This is another in a series of questions on the Bible.
Question: The Bible says that God flooded the earth to remove evil. If this is true, He failed, for evil is still here. In fact, evil never went away, for immediately after the flood, Noah got drunk.
In response, we must first realize that even if the account of the flood is as this question suggests, it does not argue against whether God exists or whether the Bible is true. Just because we might not understand why God does things, we still have good evidence that He exists and that the Bible is trustworthy.
Second, this falls into “why?” questions, and we will never know exactly why God does anything. We often do not know why we do things ourselves, so we, as finite minds, will not know the exact purposes of an infinite mind. God still has a rational, reasonable purpose for what He does, even if we do not understand it. A child does not understand why the parents do things, even though the parents have good, logical purposes for what they do.
Third, as is often the case, a simple comparing of the question to the passage in the Bible gives us the answer. The question is incorrect, for the Bible does not say that God flooded the earth to remove evil. Rather, Genesis 6:6-8 tell us that God flooded the earth to destroy people because He was grieved at the evil that humans had done. God, who is pure and holy, was repulsed by the evil in the world, and destroyed the people who had done evil. In God’s grace, He found favor with Noah and allowed him to live. The Bible never says that God wanted to destroy all evil in the flood with a goal of removing evil forever. Rather, it says that God judged the people of that day because of the specific evil that they did.
Fourth, the skeptic often puts God into an impossible paradox. If God allows some evil to continue, then questions like this one criticize God for not stopping evil. If God were to stop evil, such as when God commands the death of the Canaanites, the skeptic complains that God is unjust for doing so.
In the end, God is both just in punishing evil and loving for allowing fallible people like Noah to live. God, as the righteous judge, promises to make everything right in the end. He will someday punish all evil completely and reward all righteousness.

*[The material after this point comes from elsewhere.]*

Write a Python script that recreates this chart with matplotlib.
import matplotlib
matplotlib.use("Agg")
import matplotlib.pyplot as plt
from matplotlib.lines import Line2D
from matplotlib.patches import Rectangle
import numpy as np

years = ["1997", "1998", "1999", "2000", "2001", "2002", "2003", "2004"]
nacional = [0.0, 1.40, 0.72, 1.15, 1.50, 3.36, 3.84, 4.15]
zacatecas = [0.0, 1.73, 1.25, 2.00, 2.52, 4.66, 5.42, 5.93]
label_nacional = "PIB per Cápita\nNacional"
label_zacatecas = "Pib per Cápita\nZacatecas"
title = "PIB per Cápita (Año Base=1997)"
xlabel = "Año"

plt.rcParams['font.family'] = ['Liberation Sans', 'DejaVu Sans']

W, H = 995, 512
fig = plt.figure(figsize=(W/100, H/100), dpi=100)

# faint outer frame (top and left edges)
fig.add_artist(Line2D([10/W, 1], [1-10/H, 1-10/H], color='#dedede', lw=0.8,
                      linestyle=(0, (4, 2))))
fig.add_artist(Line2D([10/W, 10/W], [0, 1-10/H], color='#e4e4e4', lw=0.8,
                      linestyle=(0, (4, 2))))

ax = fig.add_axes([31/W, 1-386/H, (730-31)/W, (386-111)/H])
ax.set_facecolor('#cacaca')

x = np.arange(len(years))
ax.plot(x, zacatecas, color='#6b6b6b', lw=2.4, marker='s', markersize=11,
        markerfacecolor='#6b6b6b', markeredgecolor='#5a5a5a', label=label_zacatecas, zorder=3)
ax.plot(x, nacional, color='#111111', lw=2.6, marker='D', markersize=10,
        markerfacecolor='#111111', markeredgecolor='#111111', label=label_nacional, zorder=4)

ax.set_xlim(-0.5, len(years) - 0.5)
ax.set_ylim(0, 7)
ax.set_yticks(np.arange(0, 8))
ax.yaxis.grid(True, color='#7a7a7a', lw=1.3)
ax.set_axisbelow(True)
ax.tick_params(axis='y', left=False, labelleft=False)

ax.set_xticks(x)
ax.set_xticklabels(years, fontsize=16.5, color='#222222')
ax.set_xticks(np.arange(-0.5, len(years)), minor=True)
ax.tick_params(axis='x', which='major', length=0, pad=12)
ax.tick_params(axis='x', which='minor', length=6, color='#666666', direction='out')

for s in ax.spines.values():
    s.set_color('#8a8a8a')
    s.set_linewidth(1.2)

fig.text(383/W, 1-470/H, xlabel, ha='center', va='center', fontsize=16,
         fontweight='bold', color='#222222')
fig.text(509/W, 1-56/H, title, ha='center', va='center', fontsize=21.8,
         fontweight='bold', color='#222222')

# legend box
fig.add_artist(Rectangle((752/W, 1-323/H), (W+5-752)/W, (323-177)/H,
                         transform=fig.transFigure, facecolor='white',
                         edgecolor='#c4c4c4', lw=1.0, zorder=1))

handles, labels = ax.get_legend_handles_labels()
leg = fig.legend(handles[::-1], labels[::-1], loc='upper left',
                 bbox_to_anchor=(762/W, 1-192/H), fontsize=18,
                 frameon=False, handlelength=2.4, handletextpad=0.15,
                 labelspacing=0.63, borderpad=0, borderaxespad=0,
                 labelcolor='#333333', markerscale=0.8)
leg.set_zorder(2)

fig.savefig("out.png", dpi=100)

Lastly, this question recognizes that evil exists. It then grants the first premise of the moral argument for the existence of God. The fact that we can call anything in the world evil means that we have a standard of good and evil by which to measure the world. This standard cannot be in the world, but must be outside of the world, for if it were in the world we would not be able to measure the world by it. If God did not exist, then we are reduced to what atheists like Richard Dawkins claim, namely that there is no evil nor good in the universe. But since there is evil and good in the universe, we have an external standard by which to measure the universe. This we call God.